Los Altos’ downtown street closure program will continue through the end of September, the city council decided during its Tuesday (June 23) meeting.
The unanimous vote provides a timeline for Open Streets Los Altos, after a trial run took place last weekend that allowed restaurants to place tables in the streets. Main and State streets will continue to be closed to vehicular traffic from First Street through Fourth Street, from Thursday mornings to Monday mornings.
The resolution asked for the council to close streets through the end of October, but council members said they felt more comfortable with September. The end date will coincide with the last week of the Los Altos Farmers’ Market, which runs on State Street through Sept. 24. The city estimated that the street closures would cost $75,000 if they were to run through October. The figures include a projected $25,000 each for temporary Americans with Disabilities Act-compliant ramps and signage.
During last week’s meeting, city officials presented results from a survey of downtown businesses regarding the first weekend of street closures. Nearly two-thirds of the 49 respondents reported their sales figures were either higher or the same compared to the prior weekend, but more than half said their numbers were still lower compared to the same weekend last year. Twenty-eight businesses said they used the additional outdoor space.
Collaboration in progress
Officials also summarized feedback from two webinars held with 25 business owners June 22. Both retailers and restaurants asked for a consistent timeline for the street closures. Patrons did not encounter problems with parking and largely adhered to social-distancing guidelines, according to the feedback presented.

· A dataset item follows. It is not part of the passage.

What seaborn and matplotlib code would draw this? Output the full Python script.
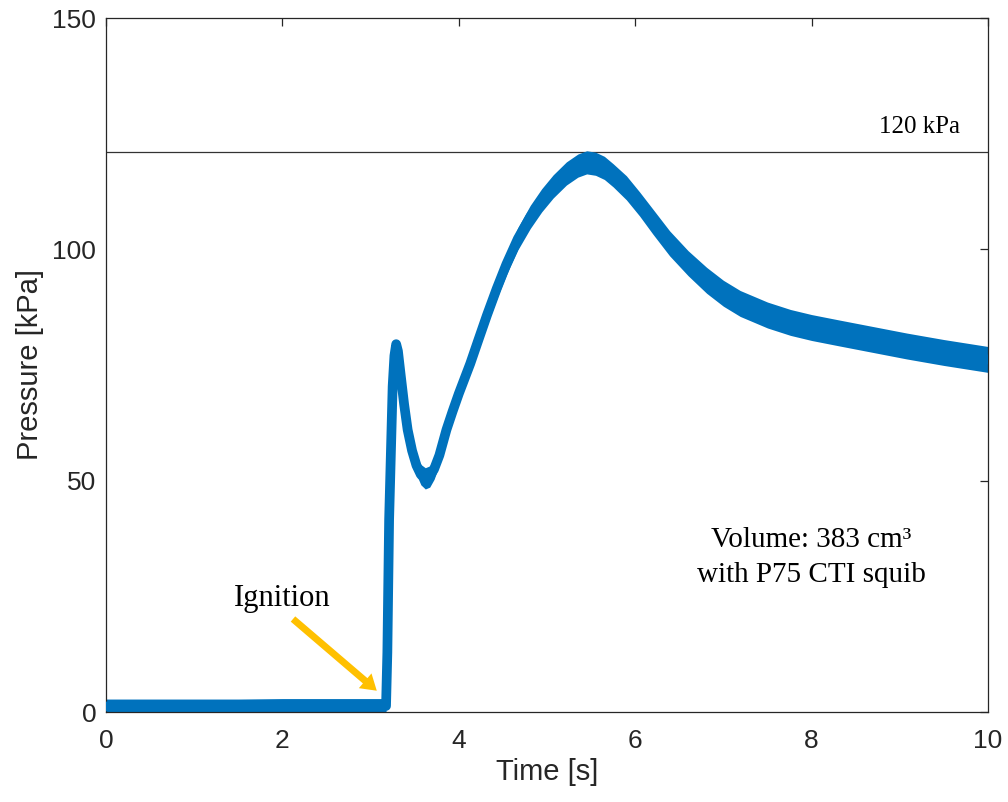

At least one restaurant owner lamented how retailers and restaurants were being pitted against one another. Retail shops generally saw lower foot traffic and sales based on the webinar feedback, though the city did not release data specific to retailers.
“We really don’t feel that the data reflects properly the feelings and sentiments of the merchants,” said Khatchig Jingirian, the president of Smythe & Cross Fine Jewelry, a shop on Main Street. “For the downtown area to be vibrant, we need a healthy mix of restaurants and other merchants as well. The merchants right now are feeling very neglected through this process”
Jingirian said he had started a “merchant committee,” which was meeting last week to form a more unified voice, collect data that is more representative of retailers and discuss ways to better partner with the downtown restaurant community.
“I feel the pain on the restaurant side, but now we are having the pain on our side,” said Millie Talledo, owner of Répéter, a clothing store on State Street. “Closing the street is affecting us and it’s reflecting in our numbers.”
Engineering services director Jim Sandoval, however, noted instances of retailers and restaurants collaborating, such as stores letting restaurants set up tables outside their businesses during certain hours.
“There are a number of examples where (retail shops and restaurants) are working together to make this work,” Sandoval said. “For some of the retail shops, at first it was annoying to them, but eventually they worked out a compromise.”
Residents voice support
A number of residents spoke in support of the street closures, recapping the enjoyable weekend they spent downtown.
“It was an absolute delight to see Los Altos vibrant and safe in a responsible manner with dining in the streets,” said Los Altos resident Boris Teksler, who went downtown twice. “It was really reminiscent of pre-COVID times. … It’s nourishment for the soul. It comes at a time when many of us have COVID-fatigue, and it promotes good neighborhood mental health.”
Patrick Andersson, another resident, said he felt like “we had our town back.”
“My heart lies with the restaurants for sure,” Andersson said. “We can work together as a town to make this work for us and make this a much longer project.”
Steven Aldrich visited the area on Friday, Saturday and Sunday. He enjoyed meals outside, bought running shoes at A Runner’s Mind and picked up takeout for dinner.
“The whole weekend experience made us very comfortable,” Aldrich said. “It made us confident in spending more time downtown.”